Leadership is a journey into self. It involves understanding the patterns of power that every human being is able to access — and learning how to deploy that power to best effect.
We might define a good leader as someone who has mastered their power and knows how to direct it so that it is additive to their team, their business and the wider world. By way of contrast, an underperforming leader is someone who misunderstands, misdirects or maliciously deploys their power. Poor leadership rarely delivers brilliant long-term results.
All of us fall short of our potential as leaders at times. But this is no excuse for being unwilling to stare our problems in the face. Here are three of the most common — and challenging — issues that leaders face on their journey to excellence.
1. ‘Trust me, that’s all you need to know’ — the candour problem
There is a big difference between the leader who is doing his best to engage openly and honestly with his colleagues or shareholders, and one who is manipulating, distorting or withholding key information in order to try and create a desired outcome.
It is important to note that the dishonest leader’s intention might not be malicious. But it is almost always self-serving. For example, many underperforming leaders withhold difficult information simply because they don’t like entering the zone of uncomfortable conversations. The wish to avoid personal embarrassment is another reason. Then there is plain old denial.
In reality, a fundamental lack of honesty is rarely sustainable. People can smell inauthenticity from afar, and the truth will out. But the underperforming leader thinks of himself first, and prioritises comfort over candour.

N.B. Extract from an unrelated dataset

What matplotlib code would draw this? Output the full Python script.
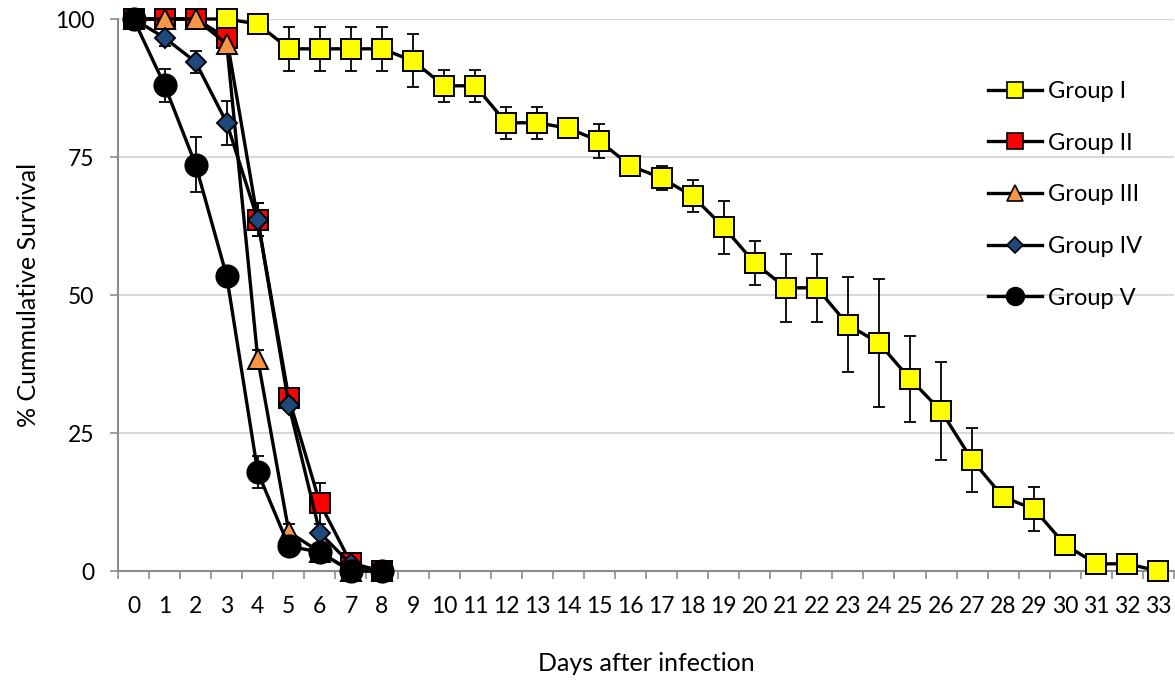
import numpy as np
import matplotlib.pyplot as plt
from matplotlib.lines import Line2D

plt.rcParams['font.family'] = ['Lato', 'DejaVu Sans']

# days after infection
days_I = np.arange(0, 34)
days_short = np.arange(0, 9)

# Group I
surv_I = [100, 100, 100, 100, 99.1, 94.6, 94.6, 94.6, 94.6, 92.4,
          87.9, 87.9, 81.2, 81.2, 80.2, 77.9, 73.4, 71.2, 67.9, 62.3,
          55.8, 51.3, 51.3, 44.6, 41.3, 34.8, 29.0, 20.1, 13.4, 11.2,
          4.7, 1.3, 1.3, 0]
err_I = [0, 0, 0, 0, 0, 4.0, 4.0, 4.0, 4.0, 4.8,
         2.9, 2.9, 2.9, 2.9, 0.8, 3.0, 0, 2.2, 2.9, 4.8,
         4.0, 6.2, 6.2, 8.6, 11.6, 7.8, 8.9, 5.8, 0, 4.0,
         0, 0, 0, 0]
# Group II
surv_II = [100, 100, 100, 96.6, 63.6, 31.3, 12.3, 1.4, 0]
err_II = [0, 0, 0, 0, 3.0, 1.0, 3.7, 0, 0]
# Group III
surv_III = [100, 100, 100, 95.5, 38.4, 7.1, 3.4, 0, 0]
err_III = [0, 0, 0, 0, 1.6, 1.5, 0, 0, 0]
# Group IV
surv_IV = [100, 96.6, 92.2, 81.2, 63.6, 30.1, 6.9, 1.2, 0]
err_IV = [0, 1.5, 2.0, 4.0, 3.0, 1.0, 0, 0, 0]
# Group V
surv_V = [100, 88.0, 73.6, 53.4, 17.9, 4.5, 3.4, 0, 0]
err_V = [0, 3.0, 5.0, 1.0, 2.9, 0, 0, 0, 0]

labels = ['Group I', 'Group II', 'Group III', 'Group IV', 'Group V']
colors = ['#ffff00', '#ff0000', '#f79646', '#1f497d', '#000000']
markers = ['s', 's', '^', 'D', 'o']
msizes = [15, 15, 15, 10.5, 16]

series = [(days_I, surv_I, err_I), (days_short, surv_II, err_II),
          (days_short, surv_III, err_III), (days_short, surv_IV, err_IV),
          (days_short, surv_V, err_V)]

fig = plt.figure(figsize=(11.75, 6.81), dpi=100)
ax = fig.add_axes([118/1175, 110/681, 1056/1175, 552/681])

for i, (x, y, e) in enumerate(series):
    x = np.asarray(x)
    y = np.asarray(y, dtype=float)
    e = np.asarray(e, dtype=float)
    z = 3 + 2*i
    ax.plot(x, y, color='black', lw=2.4, zorder=z, clip_on=False)
    m = e > 0
    if m.any():
        ax.errorbar(x[m], y[m], yerr=e[m], fmt='none', ecolor='black',
                    elinewidth=1.3, capsize=4.5, capthick=1.3, zorder=z, clip_on=False)
    ax.plot(x, y, ls='none', marker=markers[i], ms=msizes[i], mfc=colors[i],
            mec='black', mew=1.4, zorder=z + 1, clip_on=False)

ax.set_xlim(-0.5, 33.5)
ax.set_ylim(0, 100)
ax.set_yticks([0, 25, 50, 75, 100])
ax.set_xticks(days_I)
ax.set_xticks(np.arange(-0.5, 34, 1), minor=True)
ax.tick_params(axis='x', which='major', length=0, pad=18, labelsize=16.5)
ax.tick_params(axis='x', which='minor', length=6, width=1.2, color='#8c8c8c')
ax.tick_params(axis='y', length=6, width=1.2, color='#8c8c8c', pad=11, labelsize=16.5)

ax.grid(axis='y', color='#d9d9d9', lw=1.5)
ax.set_axisbelow(True)
for s in ['top', 'right']:
    ax.spines[s].set_visible(False)
for s in ['left', 'bottom']:
    ax.spines[s].set_color('#8c8c8c')
    ax.spines[s].set_linewidth(1.5)

ax.set_xlabel('Days after infection', fontsize=18, labelpad=25)
ax.set_ylabel('% Cummulative Survival', fontsize=18, labelpad=11)

handles = [Line2D([], [], color='black', lw=2.4, marker=markers[i], mfc=colors[i],
                  mec='black', mew=1.2, ms=msizes[i] * 0.8) for i in range(5)]
ax.legend(handles, labels, loc='upper left', bbox_to_anchor=(0.815, 0.905),
          borderaxespad=0, frameon=False, fontsize=17, labelspacing=1.3,
          handlelength=2.3, handletextpad=0.25)

fig.savefig('out.png', dpi=100)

By way of contrast, the good leader embraces forthright diplomacy. She understands the power of honesty. She turns the zone of uncomfortable conversations into a training ground for herself and her colleagues.
2. ‘Don’t care how, I want it now’ — the complexity problem
Organisations are good at creating long-standing, seemingly intractable problems. Underperforming leaders are good at delegating the responsibility to remedy them — in unrealistic timeframes.
Sadly, wicked problems don’t generally lend themselves to quick fixes, particularly when the issues are systemic in nature. In fact, a lack of systems thinking is why many wicked problems exist in the first place. In an attempt manage the chaos that accompanies growth, many businesses implement new processes, priorities or structures without considering their impact on the whole. So, the solution only ends up creating more problems (we might call this ‘the law of unintended consequences’). These problems pile up, becoming ever more complex and creating organisational inertia.
But the underperforming leader is untroubled by this, preferring to agitate for ‘results now and at any cost’. This is a classic misuse of power. In championing fast fixes, he will likely store up a whole lot of problems for a later time — or another leader.
Faced with a wicked problem, the good leader slows down, and tests solutions at the systemic level.
3.‘Do as I say, not as I do’ — the congruence problem
The psychologist Carl Rogers believed that for a person to achieve self-actualisation they must be congruent. This means that someone’s ‘ideal self’ (who they would like to be) is consistent with how they actually behave.
This is a lofty goal that all but the most evolved leaders will often fall short of achieving. Many of us have distorted self-images, with childhood trauma often being the root cause. And because around 80% of our thought processes are non-conscious, we often struggle to understand why we feel and behave as we do.
But the underperforming leader does not attempt to traverse this psychological terrain. Instead, he plays armchair psychologist to his team, barracking them to improve their own performance while ignoring the factors that compromise his own. Overcome by ego, he believes that his title signifies that his personal development journey is complete.
The good leader makes mastering her own psychological weaknesses and blind spots a priority. She acknowledges that achieving congruence between self-image and behaviour is a force multiplier on every other goal she has. She invests money, time and energy to achieve this state of grace.
Candour, congruence and a willingness to embrace complexity are three signs of a leader that has mastered his or her power. They also represent a challenging — if often inspiring — journey of personal development.
If your coach or consultant asked you to rank yourself out of ten on each of these factors, how would you score?